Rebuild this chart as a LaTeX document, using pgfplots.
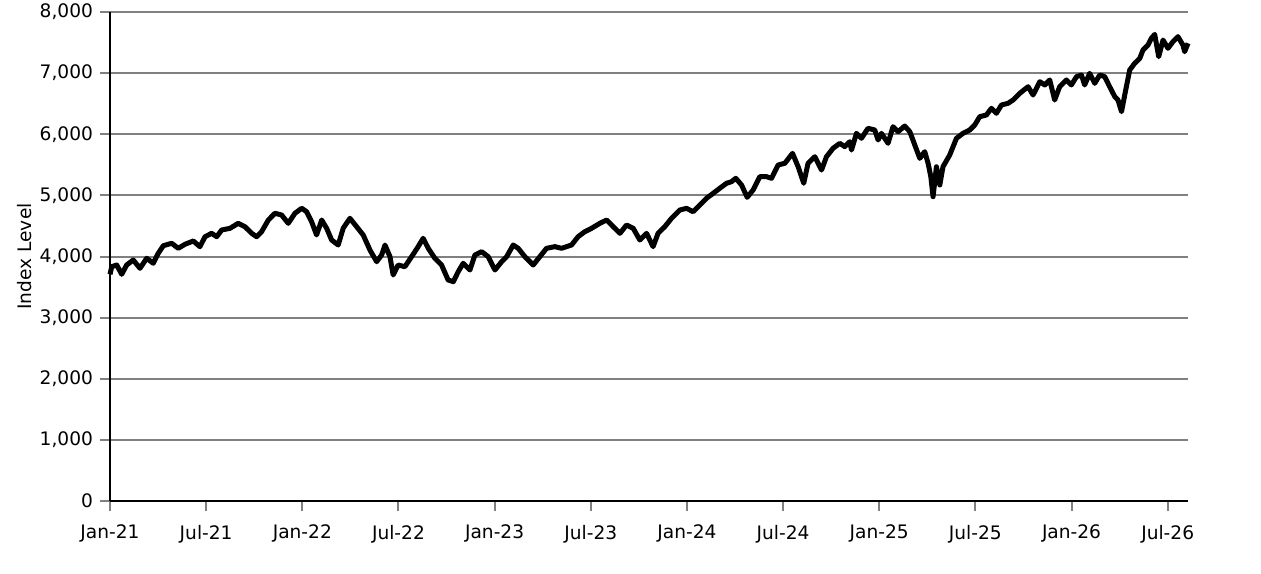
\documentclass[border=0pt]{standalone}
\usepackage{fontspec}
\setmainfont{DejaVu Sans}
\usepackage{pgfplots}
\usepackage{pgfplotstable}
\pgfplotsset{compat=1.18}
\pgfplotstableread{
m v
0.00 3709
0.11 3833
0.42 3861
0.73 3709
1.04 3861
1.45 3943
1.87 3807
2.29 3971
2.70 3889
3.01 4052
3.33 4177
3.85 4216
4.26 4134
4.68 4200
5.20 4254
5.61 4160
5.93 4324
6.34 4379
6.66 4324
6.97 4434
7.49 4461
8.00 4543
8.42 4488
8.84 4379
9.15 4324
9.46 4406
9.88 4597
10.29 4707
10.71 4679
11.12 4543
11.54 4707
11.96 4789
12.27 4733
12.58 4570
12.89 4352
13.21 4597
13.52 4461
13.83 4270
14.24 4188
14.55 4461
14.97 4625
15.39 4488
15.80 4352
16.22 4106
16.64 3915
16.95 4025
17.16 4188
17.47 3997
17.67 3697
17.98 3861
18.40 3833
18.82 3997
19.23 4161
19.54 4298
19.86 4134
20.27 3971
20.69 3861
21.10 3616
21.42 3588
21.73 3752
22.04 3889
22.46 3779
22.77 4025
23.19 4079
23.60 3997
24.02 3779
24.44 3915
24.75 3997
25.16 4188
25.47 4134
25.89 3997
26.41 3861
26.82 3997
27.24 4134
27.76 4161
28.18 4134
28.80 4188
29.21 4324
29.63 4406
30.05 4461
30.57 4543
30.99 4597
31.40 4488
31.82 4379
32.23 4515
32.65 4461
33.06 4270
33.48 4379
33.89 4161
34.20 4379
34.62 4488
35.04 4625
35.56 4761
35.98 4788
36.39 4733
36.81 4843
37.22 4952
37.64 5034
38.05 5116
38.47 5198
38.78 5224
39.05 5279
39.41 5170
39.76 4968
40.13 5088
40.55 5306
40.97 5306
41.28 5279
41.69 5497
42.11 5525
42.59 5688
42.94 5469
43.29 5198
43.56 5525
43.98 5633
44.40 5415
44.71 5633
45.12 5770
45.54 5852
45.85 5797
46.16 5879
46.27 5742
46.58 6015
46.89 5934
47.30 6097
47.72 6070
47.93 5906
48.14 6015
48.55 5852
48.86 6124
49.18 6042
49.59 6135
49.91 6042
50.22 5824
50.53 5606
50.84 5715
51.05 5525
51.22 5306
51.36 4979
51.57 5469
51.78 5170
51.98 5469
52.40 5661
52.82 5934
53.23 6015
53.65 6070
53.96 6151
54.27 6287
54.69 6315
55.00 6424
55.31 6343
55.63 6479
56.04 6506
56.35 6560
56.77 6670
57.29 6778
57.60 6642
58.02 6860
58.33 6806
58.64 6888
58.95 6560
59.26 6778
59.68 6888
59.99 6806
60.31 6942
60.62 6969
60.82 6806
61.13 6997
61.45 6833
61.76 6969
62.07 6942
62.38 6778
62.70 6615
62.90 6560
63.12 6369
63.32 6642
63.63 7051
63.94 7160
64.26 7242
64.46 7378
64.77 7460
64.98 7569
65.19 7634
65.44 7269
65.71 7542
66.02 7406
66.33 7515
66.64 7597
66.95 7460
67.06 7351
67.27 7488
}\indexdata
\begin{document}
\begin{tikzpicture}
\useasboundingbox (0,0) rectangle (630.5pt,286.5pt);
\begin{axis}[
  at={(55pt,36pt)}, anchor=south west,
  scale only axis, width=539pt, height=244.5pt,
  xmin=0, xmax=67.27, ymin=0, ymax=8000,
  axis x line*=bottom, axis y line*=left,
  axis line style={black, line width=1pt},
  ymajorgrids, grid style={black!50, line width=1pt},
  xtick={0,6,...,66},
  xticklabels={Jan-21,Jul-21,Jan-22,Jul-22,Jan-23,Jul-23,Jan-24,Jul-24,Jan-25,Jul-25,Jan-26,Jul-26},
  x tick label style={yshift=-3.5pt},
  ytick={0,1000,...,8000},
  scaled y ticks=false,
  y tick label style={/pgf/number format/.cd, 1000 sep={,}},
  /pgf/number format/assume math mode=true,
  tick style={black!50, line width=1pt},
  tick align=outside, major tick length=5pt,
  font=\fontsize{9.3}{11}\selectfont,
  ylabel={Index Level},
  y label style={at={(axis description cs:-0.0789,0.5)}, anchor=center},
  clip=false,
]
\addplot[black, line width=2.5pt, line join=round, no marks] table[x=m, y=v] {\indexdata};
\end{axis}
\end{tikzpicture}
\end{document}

- **Requirement**
Every line above should be returned exactly; the pictures stay out.

- **Task response**
Rebuild this chart as a LaTeX document, using pgfplots.
\documentclass[border=0pt]{standalone}
\usepackage{fontspec}
\setmainfont{DejaVu Sans}
\usepackage{pgfplots}
\usepackage{pgfplotstable}
\pgfplotsset{compat=1.18}
\pgfplotstableread{
m v
0.00 3709
0.11 3833
0.42 3861
0.73 3709
1.04 3861
1.45 3943
1.87 3807
2.29 3971
2.70 3889
3.01 4052
3.33 4177
3.85 4216
4.26 4134
4.68 4200
5.20 4254
5.61 4160
5.93 4324
6.34 4379
6.66 4324
6.97 4434
7.49 4461
8.00 4543
8.42 4488
8.84 4379
9.15 4324
9.46 4406
9.88 4597
10.29 4707
10.71 4679
11.12 4543
11.54 4707
11.96 4789
12.27 4733
12.58 4570
12.89 4352
13.21 4597
13.52 4461
13.83 4270
14.24 4188
14.55 4461
14.97 4625
15.39 4488
15.80 4352
16.22 4106
16.64 3915
16.95 4025
17.16 4188
17.47 3997
17.67 3697
17.98 3861
18.40 3833
18.82 3997
19.23 4161
19.54 4298
19.86 4134
20.27 3971
20.69 3861
21.10 3616
21.42 3588
21.73 3752
22.04 3889
22.46 3779
22.77 4025
23.19 4079
23.60 3997
24.02 3779
24.44 3915
24.75 3997
25.16 4188
25.47 4134
25.89 3997
26.41 3861
26.82 3997
27.24 4134
27.76 4161
28.18 4134
28.80 4188
29.21 4324
29.63 4406
30.05 4461
30.57 4543
30.99 4597
31.40 4488
31.82 4379
32.23 4515
32.65 4461
33.06 4270
33.48 4379
33.89 4161
34.20 4379
34.62 4488
35.04 4625
35.56 4761
35.98 4788
36.39 4733
36.81 4843
37.22 4952
37.64 5034
38.05 5116
38.47 5198
38.78 5224
39.05 5279
39.41 5170
39.76 4968
40.13 5088
40.55 5306
40.97 5306
41.28 5279
41.69 5497
42.11 5525
42.59 5688
42.94 5469
43.29 5198
43.56 5525
43.98 5633
44.40 5415
44.71 5633
45.12 5770
45.54 5852
45.85 5797
46.16 5879
46.27 5742
46.58 6015
46.89 5934
47.30 6097
47.72 6070
47.93 5906
48.14 6015
48.55 5852
48.86 6124
49.18 6042
49.59 6135
49.91 6042
50.22 5824
50.53 5606
50.84 5715
51.05 5525
51.22 5306
51.36 4979
51.57 5469
51.78 5170
51.98 5469
52.40 5661
52.82 5934
53.23 6015
53.65 6070
53.96 6151
54.27 6287
54.69 6315
55.00 6424
55.31 6343
55.63 6479
56.04 6506
56.35 6560
56.77 6670
57.29 6778
57.60 6642
58.02 6860
58.33 6806
58.64 6888
58.95 6560
59.26 6778
59.68 6888
59.99 6806
60.31 6942
60.62 6969
60.82 6806
61.13 6997
61.45 6833
61.76 6969
62.07 6942
62.38 6778
62.70 6615
62.90 6560
63.12 6369
63.32 6642
63.63 7051
63.94 7160
64.26 7242
64.46 7378
64.77 7460
64.98 7569
65.19 7634
65.44 7269
65.71 7542
66.02 7406
66.33 7515
66.64 7597
66.95 7460
67.06 7351
67.27 7488
}\indexdata
\begin{document}
\begin{tikzpicture}
\useasboundingbox (0,0) rectangle (630.5pt,286.5pt);
\begin{axis}[
  at={(55pt,36pt)}, anchor=south west,
  scale only axis, width=539pt, height=244.5pt,
  xmin=0, xmax=67.27, ymin=0, ymax=8000,
  axis x line*=bottom, axis y line*=left,
  axis line style={black, line width=1pt},
  ymajorgrids, grid style={black!50, line width=1pt},
  xtick={0,6,...,66},
  xticklabels={Jan-21,Jul-21,Jan-22,Jul-22,Jan-23,Jul-23,Jan-24,Jul-24,Jan-25,Jul-25,Jan-26,Jul-26},
  x tick label style={yshift=-3.5pt},
  ytick={0,1000,...,8000},
  scaled y ticks=false,
  y tick label style={/pgf/number format/.cd, 1000 sep={,}},
  /pgf/number format/assume math mode=true,
  tick style={black!50, line width=1pt},
  tick align=outside, major tick length=5pt,
  font=\fontsize{9.3}{11}\selectfont,
  ylabel={Index Level},
  y label style={at={(axis description cs:-0.0789,0.5)}, anchor=center},
  clip=false,
]
\addplot[black, line width=2.5pt, line join=round, no marks] table[x=m, y=v] {\indexdata};
\end{axis}
\end{tikzpicture}
\end{document}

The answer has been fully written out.